- _What you need to do_: Set down the material below word for word, excluding the pictures.
--- START OF Material provided ---
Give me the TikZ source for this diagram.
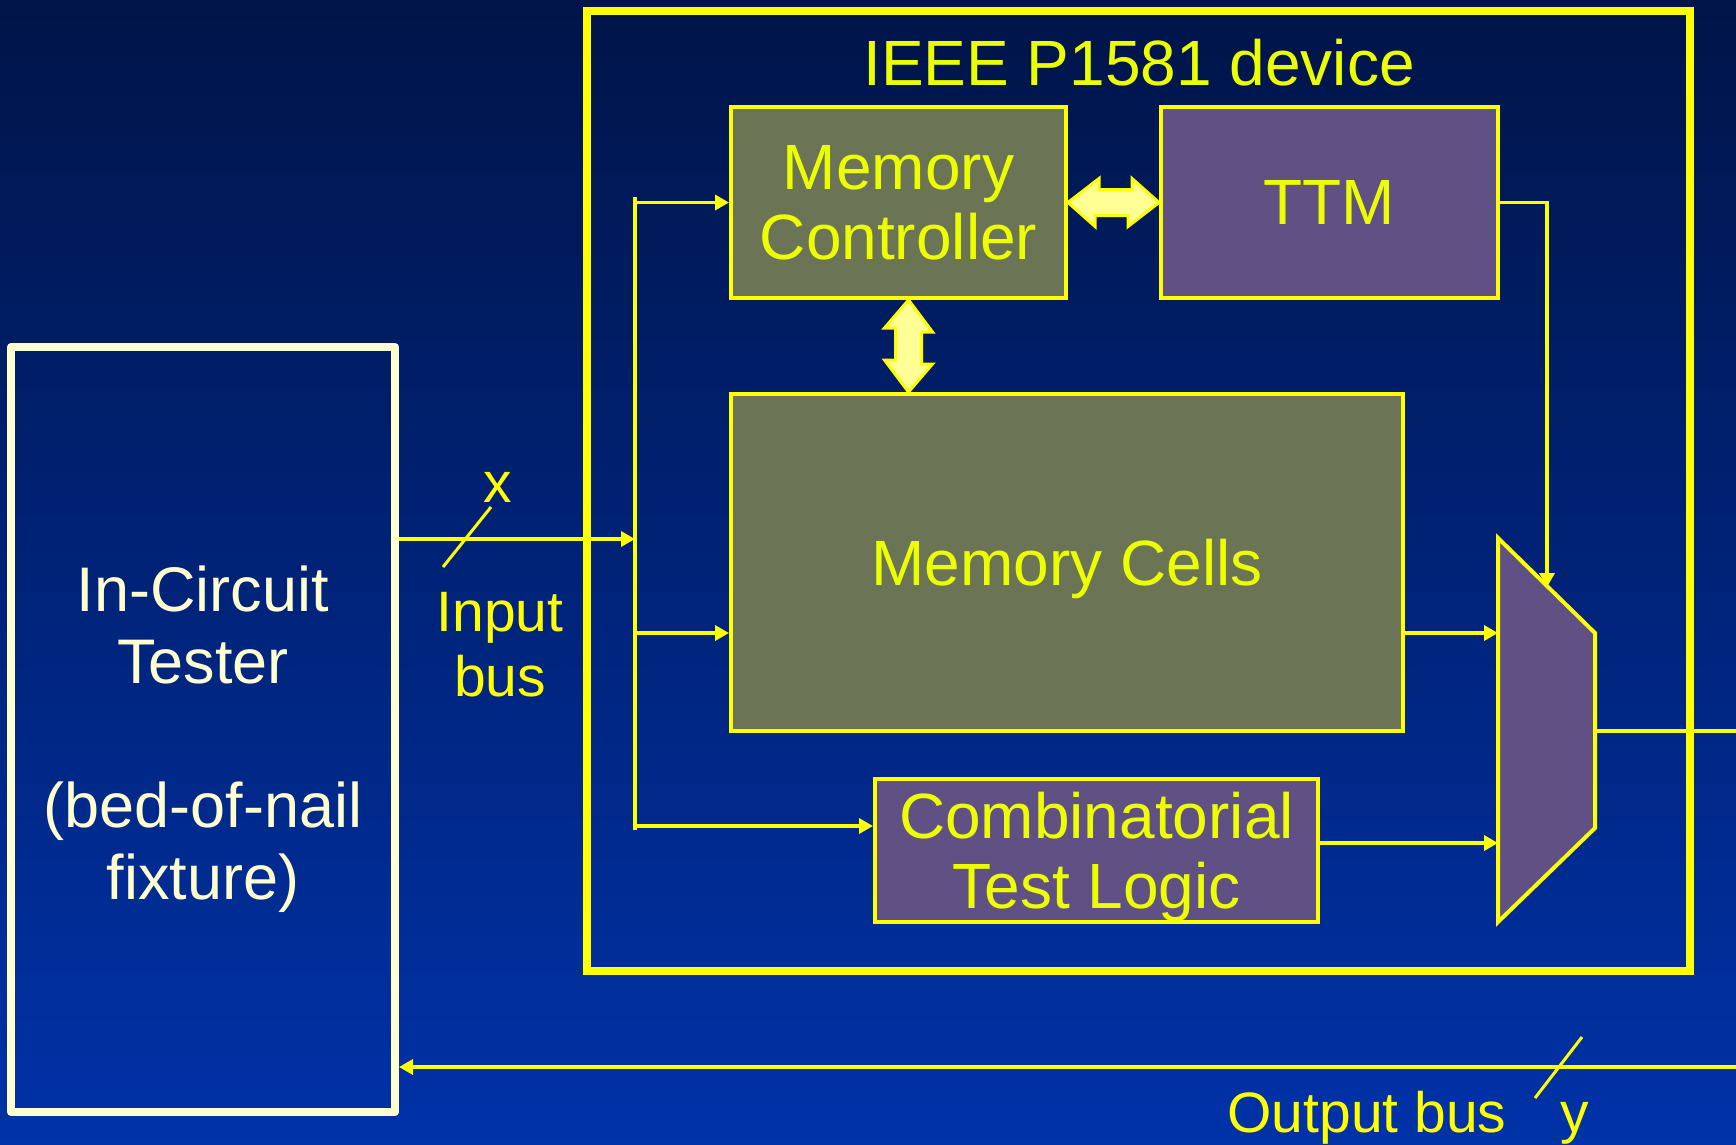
\documentclass[tikz,border=0pt]{standalone}
\usepackage{fontspec}
\setmainfont{Liberation Sans}
\usetikzlibrary{arrows.meta}

\definecolor{bgtop}{RGB}{0,20,72}
\definecolor{bgbot}{RGB}{0,50,168}
\definecolor{devyellow}{RGB}{255,255,0}
\definecolor{textyellow}{RGB}{235,255,0}
\definecolor{cream}{RGB}{255,255,208}
\definecolor{arrowfill}{RGB}{255,255,150}
\definecolor{cellfill}{RGB}{108,116,86}
\definecolor{ttmfill}{RGB}{96,80,132}

\newcommand{\blockfont}{\fontsize{64}{70}\selectfont}
\newcommand{\busfont}{\fontsize{57}{65}\selectfont}
\newcommand{\ictfont}{\fontsize{63}{72}\selectfont}

\begin{document}
\begin{tikzpicture}[x=1pt,y=-1pt,
  blockbox/.style={draw=devyellow,line width=4pt,text=textyellow,font=\blockfont,align=center,inner sep=0pt},
  cellbox/.style={blockbox,fill=cellfill},
  ttmbox/.style={blockbox,fill=ttmfill},
  wire/.style={draw=devyellow,line width=3.5pt},
  arr/.style={wire,-{Triangle[length=14pt,width=15pt]}},
  tick/.style={draw=devyellow,line width=3pt},
  fatarrow/.style={draw=devyellow,line width=3pt,fill=arrowfill,line join=miter},
  buslabel/.style={text=devyellow,font=\busfont,align=center,inner sep=0pt}]

% Background
\shade[top color=bgtop,bottom color=bgbot] (0,0) rectangle (1736,1144);
\useasboundingbox (0,0) rectangle (1736,1144);

% Device and tester
\node[draw=devyellow,line width=7.5pt,minimum width=1103pt,minimum height=960pt,inner sep=0pt] (dev) at (1138.5,491) {};
\node[draw=cream,line width=8pt,line join=round,minimum width=384pt,minimum height=765pt,inner sep=0pt] (ict) at (203,729.5) {};
\node[text=cream,font=\ictfont,align=center,inner sep=0pt] (ictlabel) at (203,739.5) {In-Circuit\\Tester\\[72pt](bed-of-nail\\fixture)};
\node[anchor=base,text=textyellow,font=\blockfont,inner sep=0pt] (title) at (1139,85) {IEEE P1581 device};

% Blocks
\node[cellbox,minimum width=335pt,minimum height=191pt] (mc) at (898.5,202.5) {Memory\\Controller};
\node[ttmbox,minimum width=337pt,minimum height=191pt] (ttm) at (1329.5,202.5) {TTM};
\node[cellbox,text depth=0pt,minimum width=672pt,minimum height=337pt] (cells) at (1067,562.5) {Memory Cells};
\node[ttmbox,minimum width=443pt,minimum height=143pt] (ctl) at (1096.5,850.5) {\rule{0pt}{60pt}Combinatorial\\Test Logic};

% Multiplexer
\coordinate (muxa) at (1498,538);
\coordinate (muxb) at (1595,633);
\coordinate (muxc) at (1595,828);
\coordinate (muxd) at (1498,922);
\filldraw[draw=devyellow,fill=ttmfill,line width=4pt] (muxa) -- (muxb) -- (muxc) -- (muxd) -- cycle;

% Input bus
\coordinate (split) at (635,539);
\coordinate (vtop) at (635,197);
\coordinate (vbot) at (635,830);
\coordinate (ctlrow) at (0,826);
\draw[arr] (split -| ict.east) -- (split);
\draw[wire] (vtop) -- (vbot);
\draw[arr] (mc.west -| split) -- (mc.west);
\draw[arr] (split |- muxb) -- (cells.west |- muxb);
\draw[arr] (split |- ctlrow) -- (ctl.west |- ctlrow);

% Into the multiplexer
\coordinate (ctlout) at (0,843);
\coordinate (ttmdown) at (1547,587);
\draw[arr] (cells.east |- muxb) -- (muxa |- muxb);
\draw[arr] (ctl.east |- ctlout) -- (muxa |- ctlout);
\draw[arr] (ttm.east) -- (ttm.east -| ttmdown) -- (ttmdown);

% Output bus
\coordinate (muxout) at (1595,731);
\coordinate (rim) at (1736,731);
\coordinate (obus) at (1736,1067);
\draw[wire] (muxout) -- (rim);
\draw[arr] (obus) -- (obus -| ict.east);

% Double arrows
\draw[fatarrow] (mc.east) -- ++(31,-24) -- ++(0,11) -- ++(33,0) -- ++(0,-11) -- (ttm.west)
  -- ++(-31,24) -- ++(0,-11) -- ++(-33,0) -- ++(0,11) -- cycle;
\coordinate (vat) at ([xshift=10pt]mc.south);
\coordinate (vab) at (vat |- cells.north);
\draw[fatarrow] (vat) -- ++(24,32) -- ++(-11,0) -- ++(0,32) -- ++(11,0) -- (vab)
  -- ++(-24,-32) -- ++(11,0) -- ++(0,-32) -- ++(-11,0) -- cycle;

% Bus ticks and labels
\coordinate (xtick) at (465,539);
\coordinate (ytick) at (1559,1067);
\draw[tick] ([shift={(-22,28)}]xtick) -- ([shift={(26,-32)}]xtick);
\draw[tick] ([shift={(-24,31)}]ytick) -- ([shift={(23,-30)}]ytick);
\node[buslabel] (xlab) at (498,487) {x};
\node[buslabel] (inlab) at (500,645) {Input\\bus};
\node[buslabel,anchor=base] (outlab) at (1367,1132) {Output bus};
\node[buslabel,anchor=base] (ylab) at (1575,1132) {y};

\end{tikzpicture}
\end{document}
--- END OF Material provided ---
- _Exercise output_:
Give me the TikZ source for this diagram.
\documentclass[tikz,border=0pt]{standalone}
\usepackage{fontspec}
\setmainfont{Liberation Sans}
\usetikzlibrary{arrows.meta}

\definecolor{bgtop}{RGB}{0,20,72}
\definecolor{bgbot}{RGB}{0,50,168}
\definecolor{devyellow}{RGB}{255,255,0}
\definecolor{textyellow}{RGB}{235,255,0}
\definecolor{cream}{RGB}{255,255,208}
\definecolor{arrowfill}{RGB}{255,255,150}
\definecolor{cellfill}{RGB}{108,116,86}
\definecolor{ttmfill}{RGB}{96,80,132}

\newcommand{\blockfont}{\fontsize{64}{70}\selectfont}
\newcommand{\busfont}{\fontsize{57}{65}\selectfont}
\newcommand{\ictfont}{\fontsize{63}{72}\selectfont}

\begin{document}
\begin{tikzpicture}[x=1pt,y=-1pt,
  blockbox/.style={draw=devyellow,line width=4pt,text=textyellow,font=\blockfont,align=center,inner sep=0pt},
  cellbox/.style={blockbox,fill=cellfill},
  ttmbox/.style={blockbox,fill=ttmfill},
  wire/.style={draw=devyellow,line width=3.5pt},
  arr/.style={wire,-{Triangle[length=14pt,width=15pt]}},
  tick/.style={draw=devyellow,line width=3pt},
  fatarrow/.style={draw=devyellow,line width=3pt,fill=arrowfill,line join=miter},
  buslabel/.style={text=devyellow,font=\busfont,align=center,inner sep=0pt}]

% Background
\shade[top color=bgtop,bottom color=bgbot] (0,0) rectangle (1736,1144);
\useasboundingbox (0,0) rectangle (1736,1144);

% Device and tester
\node[draw=devyellow,line width=7.5pt,minimum width=1103pt,minimum height=960pt,inner sep=0pt] (dev) at (1138.5,491) {};
\node[draw=cream,line width=8pt,line join=round,minimum width=384pt,minimum height=765pt,inner sep=0pt] (ict) at (203,729.5) {};
\node[text=cream,font=\ictfont,align=center,inner sep=0pt] (ictlabel) at (203,739.5) {In-Circuit\\Tester\\[72pt](bed-of-nail\\fixture)};
\node[anchor=base,text=textyellow,font=\blockfont,inner sep=0pt] (title) at (1139,85) {IEEE P1581 device};

% Blocks
\node[cellbox,minimum width=335pt,minimum height=191pt] (mc) at (898.5,202.5) {Memory\\Controller};
\node[ttmbox,minimum width=337pt,minimum height=191pt] (ttm) at (1329.5,202.5) {TTM};
\node[cellbox,text depth=0pt,minimum width=672pt,minimum height=337pt] (cells) at (1067,562.5) {Memory Cells};
\node[ttmbox,minimum width=443pt,minimum height=143pt] (ctl) at (1096.5,850.5) {\rule{0pt}{60pt}Combinatorial\\Test Logic};

% Multiplexer
\coordinate (muxa) at (1498,538);
\coordinate (muxb) at (1595,633);
\coordinate (muxc) at (1595,828);
\coordinate (muxd) at (1498,922);
\filldraw[draw=devyellow,fill=ttmfill,line width=4pt] (muxa) -- (muxb) -- (muxc) -- (muxd) -- cycle;

% Input bus
\coordinate (split) at (635,539);
\coordinate (vtop) at (635,197);
\coordinate (vbot) at (635,830);
\coordinate (ctlrow) at (0,826);
\draw[arr] (split -| ict.east) -- (split);
\draw[wire] (vtop) -- (vbot);
\draw[arr] (mc.west -| split) -- (mc.west);
\draw[arr] (split |- muxb) -- (cells.west |- muxb);
\draw[arr] (split |- ctlrow) -- (ctl.west |- ctlrow);

% Into the multiplexer
\coordinate (ctlout) at (0,843);
\coordinate (ttmdown) at (1547,587);
\draw[arr] (cells.east |- muxb) -- (muxa |- muxb);
\draw[arr] (ctl.east |- ctlout) -- (muxa |- ctlout);
\draw[arr] (ttm.east) -- (ttm.east -| ttmdown) -- (ttmdown);

% Output bus
\coordinate (muxout) at (1595,731);
\coordinate (rim) at (1736,731);
\coordinate (obus) at (1736,1067);
\draw[wire] (muxout) -- (rim);
\draw[arr] (obus) -- (obus -| ict.east);

% Double arrows
\draw[fatarrow] (mc.east) -- ++(31,-24) -- ++(0,11) -- ++(33,0) -- ++(0,-11) -- (ttm.west)
  -- ++(-31,24) -- ++(0,-11) -- ++(-33,0) -- ++(0,11) -- cycle;
\coordinate (vat) at ([xshift=10pt]mc.south);
\coordinate (vab) at (vat |- cells.north);
\draw[fatarrow] (vat) -- ++(24,32) -- ++(-11,0) -- ++(0,32) -- ++(11,0) -- (vab)
  -- ++(-24,-32) -- ++(11,0) -- ++(0,-32) -- ++(-11,0) -- cycle;

% Bus ticks and labels
\coordinate (xtick) at (465,539);
\coordinate (ytick) at (1559,1067);
\draw[tick] ([shift={(-22,28)}]xtick) -- ([shift={(26,-32)}]xtick);
\draw[tick] ([shift={(-24,31)}]ytick) -- ([shift={(23,-30)}]ytick);
\node[buslabel] (xlab) at (498,487) {x};
\node[buslabel] (inlab) at (500,645) {Input\\bus};
\node[buslabel,anchor=base] (outlab) at (1367,1132) {Output bus};
\node[buslabel,anchor=base] (ylab) at (1575,1132) {y};

\end{tikzpicture}
\end{document}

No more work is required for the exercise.